> [Supplied information]

━━━━━━━━

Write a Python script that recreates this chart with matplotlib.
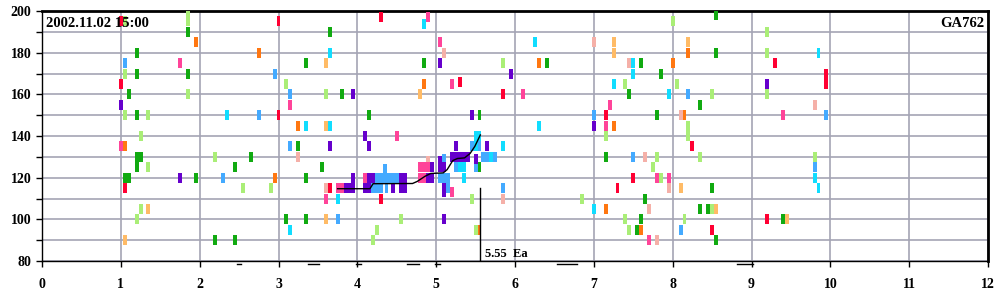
import matplotlib
matplotlib.use('Agg')
import matplotlib.pyplot as plt
import numpy as np

# bars per colour: x position (hours) and level
red_x = [1.0, 3.0, 4.3, 1.0, 3.0, 1.05, 3.65, 4.3, 5.3, 5.85, 7.15, 8.25, 9.3, 9.95, 9.95, 7.5, 7.3, 9.2, 8.5]
red_y = [195, 195, 197, 165, 150, 115, 115, 110, 166, 160, 150, 135, 175, 170, 165, 120, 115, 100, 95]

green_x = [1.85, 3.65, 1.2, 3.35, 1.2, 1.85, 1.1, 3.8, 1.2, 4.15, 5.55, 3.25, 1.2, 1.25, 2.65, 1.2, 2.45, 3.55,
           1.05, 1.1, 1.95, 3.35, 3.1, 3.35, 2.2, 2.45, 4.85, 6.4, 7.6, 7.85, 7.45, 7.8, 8.55, 8.55, 8.35, 8.5,
           8.35, 8.45, 9.4, 8.55, 7.15, 7.65, 7.6, 7.55, 5.55]
green_y = [190, 190, 180, 175, 170, 170, 160, 160, 150, 150, 150, 135, 130, 130, 130, 125, 125, 125,
           120, 120, 120, 120, 100, 100, 90, 90, 175, 175, 175, 170, 160, 150, 198, 180, 155, 115,
           105, 105, 100, 90, 130, 110, 100, 95, 125]

lgreen_x = [1.05, 1.85, 1.85, 1.05, 3.1, 1.85, 3.6, 1.05, 1.35, 1.25, 1.35, 2.2, 2.55, 2.9, 1.2, 1.25, 5.85,
            7.4, 7.15, 8.0, 9.2, 9.2, 8.05, 8.5, 9.2, 8.2, 8.2, 8.35, 9.8, 7.8, 7.75, 7.85, 6.85, 7.4, 7.45,
            5.45, 5.5, 4.55, 4.25, 4.2, 8.15, 8.5]
lgreen_y = [195, 200, 195, 170, 165, 160, 160, 150, 150, 140, 125, 130, 115, 115, 100, 105, 175,
            165, 140, 195, 190, 180, 165, 160, 160, 145, 140, 130, 130, 130, 125, 120, 110, 100, 95,
            110, 95, 100, 95, 90, 100, 105]

orange_x = [1.95, 2.75, 3.25, 1.05, 2.95, 4.85, 6.3, 7.25, 8.2, 8.0, 8.15, 7.15, 7.6, 5.55]
orange_y = [185, 180, 145, 135, 120, 165, 175, 145, 180, 175, 150, 105, 95, 95]

peach_x = [3.6, 3.6, 1.35, 3.6, 1.05, 4.8, 7.25, 7.25, 8.2, 8.1, 8.55, 9.45]
peach_y = [175, 145, 105, 100, 90, 160, 185, 180, 185, 115, 105, 100]

pink_x = [1.75, 3.15, 1.0, 4.5, 5.05, 4.9, 5.2, 6.1, 7.2, 7.15, 9.4, 7.95, 7.8, 3.6, 3.75, 3.8, 4.1,
          4.8, 4.85, 4.9, 4.8, 4.85, 7.7, 5.2]
pink_y = [175, 155, 135, 140, 185, 197, 165, 160, 155, 145, 150, 120, 120, 110, 115, 115, 120,
          125, 125, 125, 120, 120, 90, 113]

salmon_x = [5.1, 7.0, 7.45, 3.25, 3.6, 8.1, 9.8, 7.95, 7.65, 7.7, 7.8, 5.85, 4.9]
salmon_y = [180, 185, 175, 130, 115, 150, 155, 115, 130, 105, 90, 110, 128]

blue_x = [1.05, 2.95, 3.15, 2.75, 3.15, 2.3, 3.75, 7.0, 8.2, 9.95, 9.8, 8.1, 7.5, 5.85, 4.35,
          4.25, 4.3, 4.35, 4.4, 4.45, 4.5, 4.2, 4.25, 4.3, 4.37, 5.45, 5.55, 5.1, 5.6, 5.65, 5.75,
          5.25, 5.5, 5.05, 5.1, 5.15, 5.15]
blue_y = [175, 170, 160, 150, 135, 120, 100, 150, 160, 150, 125, 95, 130, 115, 124,
          120, 120, 120, 120, 120, 120, 115, 115, 115, 115, 135, 135, 129, 130, 130, 130,
          125, 125, 120, 120, 120, 115]

cyan_x = [3.65, 2.35, 3.35, 3.65, 3.15, 4.85, 6.25, 7.5, 7.5, 7.25, 7.95, 6.3, 5.5, 5.55, 5.85, 9.85,
          9.8, 9.85, 7.0, 3.75, 5.5, 5.7, 5.3, 5.35, 5.35]
cyan_y = [180, 150, 145, 145, 95, 194, 185, 175, 170, 165, 160, 145, 140, 140, 135, 180,
          120, 115, 105, 110, 135, 130, 125, 125, 120]

purple_x = [1.0, 3.65, 3.95, 5.05, 5.95, 5.45, 7.0, 4.1, 4.15, 5.25, 5.65, 1.75, 9.2, 5.1, 5.1,
            3.85, 3.9, 3.95, 3.95, 4.15, 4.2, 4.55, 4.6, 4.1, 4.15, 4.45, 4.55, 4.6, 5.05, 5.2, 5.25,
            5.3, 5.35, 5.4, 5.5, 4.95, 5.05, 5.1, 4.9, 4.95, 5.1]
purple_y = [155, 135, 160, 175, 170, 150, 145, 140, 135, 135, 135, 120, 165, 100, 115,
            115, 115, 115, 120, 120, 120, 120, 120, 115, 115, 115, 115, 115, 128, 130, 130,
            130, 130, 130, 129, 125, 125, 125, 120, 120, 113]

# trend line
line_x = [3.75, 4.16, 4.2, 4.7, 4.76, 4.86, 4.93, 5.09, 5.14, 5.21, 5.27, 5.36, 5.43, 5.49, 5.56]
line_y = [114.7, 114.7, 117.1, 117.2, 118.2, 120.7, 122.0, 122.3, 123.9, 128.2, 129.2, 129.5, 131.6, 135.0, 140.5]

marker_x = 5.55
marker_top = 115
marker_label = '5.55  Ea'

# little dashes under the axis
dash_start = [2.47, 3.37, 3.98, 4.63, 4.98, 6.53, 8.82]
dash_end = [2.52, 3.52, 4.05, 4.78, 5.05, 6.79, 9.02]

groups = [
    (red_x, red_y, '#ff0033'),
    (green_x, green_y, '#11aa11'),
    (lgreen_x, lgreen_y, '#aaee77'),
    (orange_x, orange_y, '#ff7711'),
    (peach_x, peach_y, '#ffbb66'),
    (salmon_x, salmon_y, '#f5b0a8'),
    (pink_x, pink_y, '#ff4499'),
    (blue_x, blue_y, '#44aaff'),
    (cyan_x, cyan_y, '#11ddff'),
    (purple_x, purple_y, '#6600cc'),
]

plt.rcParams['font.family'] = ['Liberation Serif', 'DejaVu Serif']
plt.rcParams['font.weight'] = 'bold'

fig = plt.figure(figsize=(10, 3), dpi=100)
ax = fig.add_axes([0.042, 0.13, 0.946, 0.8333])

bar_w = 0.05
bar_h = 4.8
for xs, ys, col in groups:
    ys = np.array(ys, dtype=float)
    ax.bar(xs, bar_h, width=bar_w, bottom=ys - bar_h / 2, color=col, linewidth=0, zorder=3)

ax.plot(line_x, line_y, color='black', lw=1, zorder=4)
ax.plot([marker_x, marker_x], [80, marker_top], color='black', lw=1, zorder=4)
ax.text(marker_x + 0.07, 80.6, marker_label, fontsize=9, fontweight='bold', va='bottom', ha='left')

for a, b in zip(dash_start, dash_end):
    ax.plot([a, b], [78.4, 78.4], color='black', lw=1, clip_on=False)

ax.set_xlim(0, 12)
ax.set_ylim(80, 200)
ax.set_xticks(range(0, 13))
ax.set_yticks(range(80, 201, 20))
ax.set_yticks(range(90, 200, 20), minor=True)
ax.grid(True, which='both', color='#a4a4b4', lw=1.2, zorder=1)
ax.set_axisbelow(True)
ax.tick_params(which='both', direction='out', length=4, width=1, labelsize=10)
ax.tick_params(axis='x', pad=8)
for lab in ax.get_xticklabels() + ax.get_yticklabels():
    lab.set_fontweight('bold')

ax.spines['top'].set_linewidth(2)
ax.spines['right'].set_linewidth(2)
ax.spines['left'].set_linewidth(1)
ax.spines['bottom'].set_linewidth(1)

ax.text(0.004, 0.975, '2002.11.02 15:00', transform=ax.transAxes, fontsize=10.5,
        fontweight='bold', va='top', ha='left', zorder=5)
ax.text(0.996, 0.975, 'GA762', transform=ax.transAxes, fontsize=10.5,
        fontweight='bold', va='top', ha='right', zorder=5)

fig.savefig('out.png', dpi=100, facecolor='white')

━━━━━━━━

> [Short problem]
From the first line above to the line containing "115, 100, 95]", repeat each line exactly. Pictures stay out.

> [Written response]
Write a Python script that recreates this chart with matplotlib.
import matplotlib
matplotlib.use('Agg')
import matplotlib.pyplot as plt
import numpy as np

# bars per colour: x position (hours) and level
red_x = [1.0, 3.0, 4.3, 1.0, 3.0, 1.05, 3.65, 4.3, 5.3, 5.85, 7.15, 8.25, 9.3, 9.95, 9.95, 7.5, 7.3, 9.2, 8.5]
red_y = [195, 195, 197, 165, 150, 115, 115, 110, 166, 160, 150, 135, 175, 170, 165, 120, 115, 100, 95]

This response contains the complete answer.